El Presidente avaló una operación clandestina de espionaje

Todos estamos en libertad condicional. El presidente Alberto Fernández avaló una operación clandestina de espionaje, que admitió era ilegal, y lo hizo por cadena nacional y desde el Salón Blanco de la Casa de Gobierno.

La sociedad está tan habituada al disparate, que ese hecho pasó casi inadvertido.

Desde ese mismo Salón Blanco, y bajo el sufrido perfil marmóreo de la República, se avalaron muchas ilegalidades, todas ceñidas a golpes militares. Es la primera vez que un gobierno democrático usa ese recinto para consagrar la ilegalidad. Y que lo haya hecho un gobierno del peronismo, o algo así, que sufrió la ilegalidad en carne propia, no deja de ser una triste, irremediable parábola de esta patria bárbara y desdichada.

El Presidente confesó, como si estuviese frente a un fiscal, que una reunión celebrada en Bariloche hace dos meses, entre un grupo de personas que nucleó a jueces, funcionarios porteños y empresarios, había sido espiada, los chats y teléfonos de los participantes hackeados y el contenido de esos textos o charlas dados a conocer en páginas webs.

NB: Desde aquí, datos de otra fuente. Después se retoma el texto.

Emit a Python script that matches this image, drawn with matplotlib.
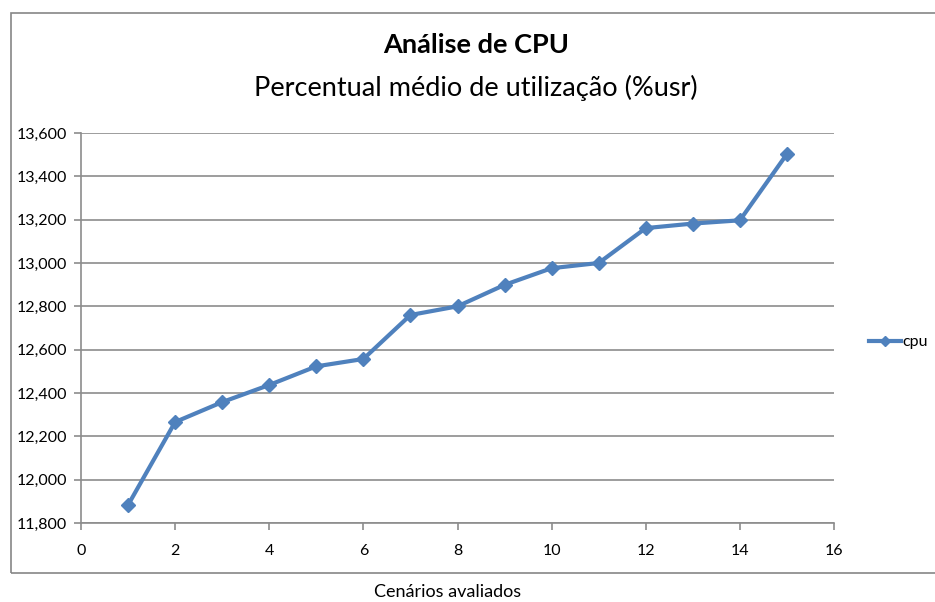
import matplotlib
matplotlib.use("Agg")
import matplotlib.pyplot as plt
from matplotlib.patches import Rectangle

scenarios = list(range(1, 16))
cpu = [11883, 12266, 12358, 12437, 12523, 12557, 12760, 12800, 12899, 12976,
       13000, 13161, 13182, 13197, 13503]
yticks = [11800, 12000, 12200, 12400, 12600, 12800, 13000, 13200, 13400, 13600]
xticks = [0, 2, 4, 6, 8, 10, 12, 14, 16]

plt.rcParams['font.family'] = ['Lato', 'DejaVu Sans']

fig = plt.figure(figsize=(9.35, 6.02), dpi=100)
fig.patches.append(Rectangle((11/935, 1-573/602), 1.2, (573-13)/602, transform=fig.transFigure,
                             fill=False, edgecolor='#868686', linewidth=1.2))

ax = fig.add_axes([81/935, 1-523/602, (834-81)/935, 390/602])
line_color = '#4F81BD'
ax.plot(scenarios, cpu, color=line_color, linewidth=3, marker='D', markersize=7,
        markeredgecolor=line_color, label='cpu')
ax.set_xlim(0, 16)
ax.set_ylim(11800, 13600)
ax.set_xticks(xticks)
ax.set_yticks(yticks)
ax.set_yticklabels([f"{v:,}" for v in yticks])
ax.yaxis.grid(True, color='#8c8c8c', linewidth=1.2)
ax.set_axisbelow(True)
for s in ['top', 'right']:
    ax.spines[s].set_visible(False)
for s in ['left', 'bottom']:
    ax.spines[s].set_color('#8c8c8c')
    ax.spines[s].set_linewidth(1.2)
ax.tick_params(axis='both', colors='#8c8c8c', labelcolor='black', labelsize=11.5,
               length=5, width=1.2, direction='out')
ax.tick_params(axis='x', pad=10)
ax.tick_params(axis='y', pad=5)

fig.text(476/935, 1-45/602, 'Análise de CPU', ha='center', va='center', fontsize=19.5, fontweight='bold')
fig.text(476/935, 1-88/602, 'Percentual médio de utilização (%usr)', ha='center', va='center', fontsize=19.5)
fig.text(448/935, 1-592/602, 'Cenários avaliados', ha='center', va='center', fontsize=13)

leg = ax.legend(loc='center left', bbox_to_anchor=(1.046, 0.464), frameon=False, fontsize=11.5,
                handlelength=2.0, handletextpad=0.1, borderaxespad=0, borderpad=0,
                markerscale=0.8)

fig.savefig('out.png', dpi=100)
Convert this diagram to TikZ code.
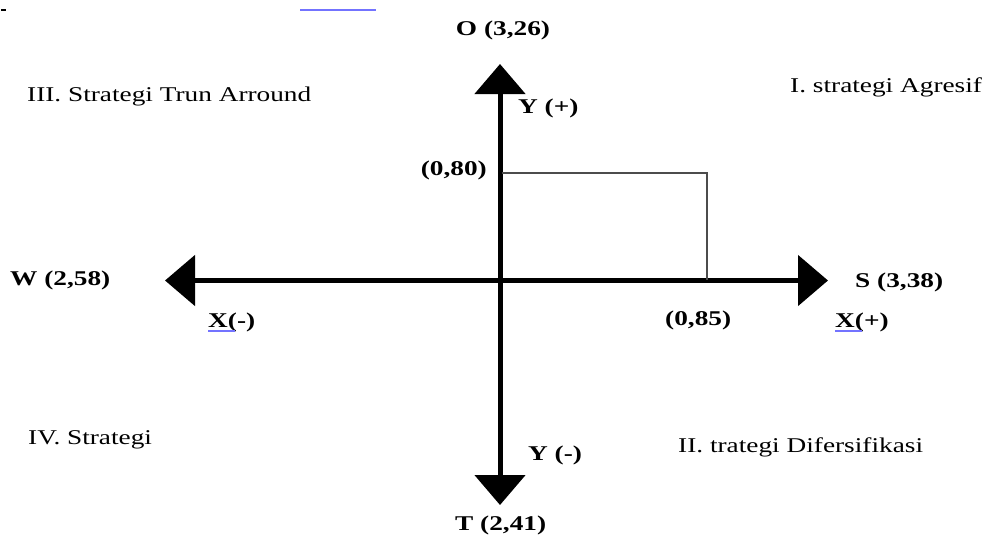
\documentclass[tikz,border=0pt]{standalone}
\usepackage{fontspec}
\setmainfont{Liberation Serif}
\usepackage{graphicx}
\usetikzlibrary{arrows.meta}
\newcommand\sx[1]{\scalebox{1.3}[1]{#1}}
\tikzset{
  lab/.style={font=\fontsize{21}{25}\selectfont, inner sep=0pt, text=black},
  blab/.style={lab, font=\fontsize{21}{25}\selectfont\bfseries},
  axisline/.style={line width=5pt, {Triangle[width=50pt,length=30pt]}-{Triangle[width=50pt,length=30pt]}},
  guide/.style={line width=1.4pt, draw=black!70},
  uline/.style={line width=1.3pt, draw=blue!55}
}
\begin{document}
\begin{tikzpicture}[x=1pt,y=1pt]
\useasboundingbox (0,0) rectangle (990,-542);
% artifacts at top
\coordinate (a1) at (300,-10);
\coordinate (a2) at (376,-10);
\draw[uline] (a1) -- (a2);
\coordinate (m1) at (1,-10);
\coordinate (m2) at (6,-10);
\draw[line width=1.5pt] (m1) -- (m2);
% axes
\coordinate (top) at (500,-64);
\coordinate (bot) at (500,-505);
\coordinate (lft) at (165,-280.5);
\coordinate (rgt) at (828,-280.5);
\draw[axisline] (bot) -- (top);
\draw[axisline] (lft) -- (rgt);
% guide lines
\coordinate (p80) at (502,-173);
\coordinate (p85) at (707,-280);
\draw[guide] (p80) -| (p85);
% labels
\node[blab] (o) at (503,-30) {\sx{O (3,26)}};
\node[blab, anchor=west] (yp) at (518,-108) {\sx{Y (+)}};
\node[blab, anchor=east] (v80) at (487,-170) {\sx{(0,80)}};
\node[lab, anchor=west] (q3) at (27,-96) {\sx{III. Strategi Trun Arround}};
\node[lab, anchor=west] (q1) at (790,-87) {\sx{I. strategi Agresif}};
\node[blab, anchor=west] (w) at (10,-280) {\sx{W (2,58)}};
\node[blab, anchor=west] (xm) at (208,-322) {\sx{X(-)}};
\node[blab, anchor=west] (v85) at (665,-320) {\sx{(0,85)}};
\node[blab, anchor=west] (s) at (855,-282) {\sx{S (3,38)}};
\node[blab, anchor=west] (xp) at (835,-322) {\sx{X(+)}};
\node[lab, anchor=west] (q4) at (28,-440) {\sx{IV. Strategi}};
\node[blab, anchor=west] (ym) at (528,-455) {\sx{Y (-)}};
\node[lab, anchor=west] (q2) at (678,-447) {\sx{II. trategi Difersifikasi}};
\node[blab, anchor=west] (t) at (455,-525) {\sx{T (2,41)}};
% underlines under X
\draw[uline] ([yshift=-4pt]xm.base west) -- ++(27,0);
\draw[uline] ([yshift=-4pt]xp.base west) -- ++(27,0);
\end{tikzpicture}
\end{document}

Más allá de que todo se haya dado a conocer a horas de la sentencia a dictar por el tribunal que juzga por corrupción a la ex presidente Cristina Kirchner; más allá del evidente oportunismo en revelar las conversaciones de los espiados, fuente que nutrió el Presidente, para menguar o condicionar los efectos de esa sentencia a dictar, lo que Fernández dejó en evidencia en su mensaje de ayer es que la intimidad de cualquier argentino puede ser, y lo es, vulnerada; que su gobierno controla a los ciudadanos a su arbitrio y antojo; que por encima de la ley reinan infiltrados, espías, alcahuetes, chismosos, rufianes y soplones que nadan en las cloacas del Estado, pero que relucen cuando se los necesita; que disponen de una poderosa ingeniería electrónica, de sofisticados medios de espionaje, de cuevas dedicadas a la vigilancia social, de una fantástica maquinaria estatal que los apoya y de un presupuesto millonario en un país atenazado por el hambre y la indigencia.

El general Perón solía decir que todos los hombres son buenos, pero que si se los vigila, son mejores. Pero no hablaba de estas excrecencias. Hay que releer sin pudores al General, que no escribió tanto después de todo.

El presidente Fernández hizo ayer algo más grave, si es que puede establecerse una escala de gravedad en su mensaje, surgido entre gallos y medianoche y entre los dos partidos del día del Mundial Qatar 2022. Primero, consagró la impunidad. Sin decirlo, ni falta que hacía, admitió que cuando la ilegalidad es impulsada, manejada o tolerada por el Estado, no es tan grave ni tan cuestionable como cuando los ilegales son los otros. Ese ha sido un argumento de terrible memoria en el pasado.

Segundo, volvió a consagrar el temible aserto que dice que el fin justifica los medios. Y que cuando el estado, o en este caso su gobierno, tiene, o cree tener, motivos valederos, cualquier medio es útil para alcanzar un objetivo, aunque para eso se deba arrasar con el estado de derecho, con la intimidad de la gente, con la más elemental privacidad de la sociedad: en suma, arrasar con la libertad.

Es triste y doloroso, pero es sólo un capítulo más en el gran drama argentino: pretender construir una democracia sin demócratas.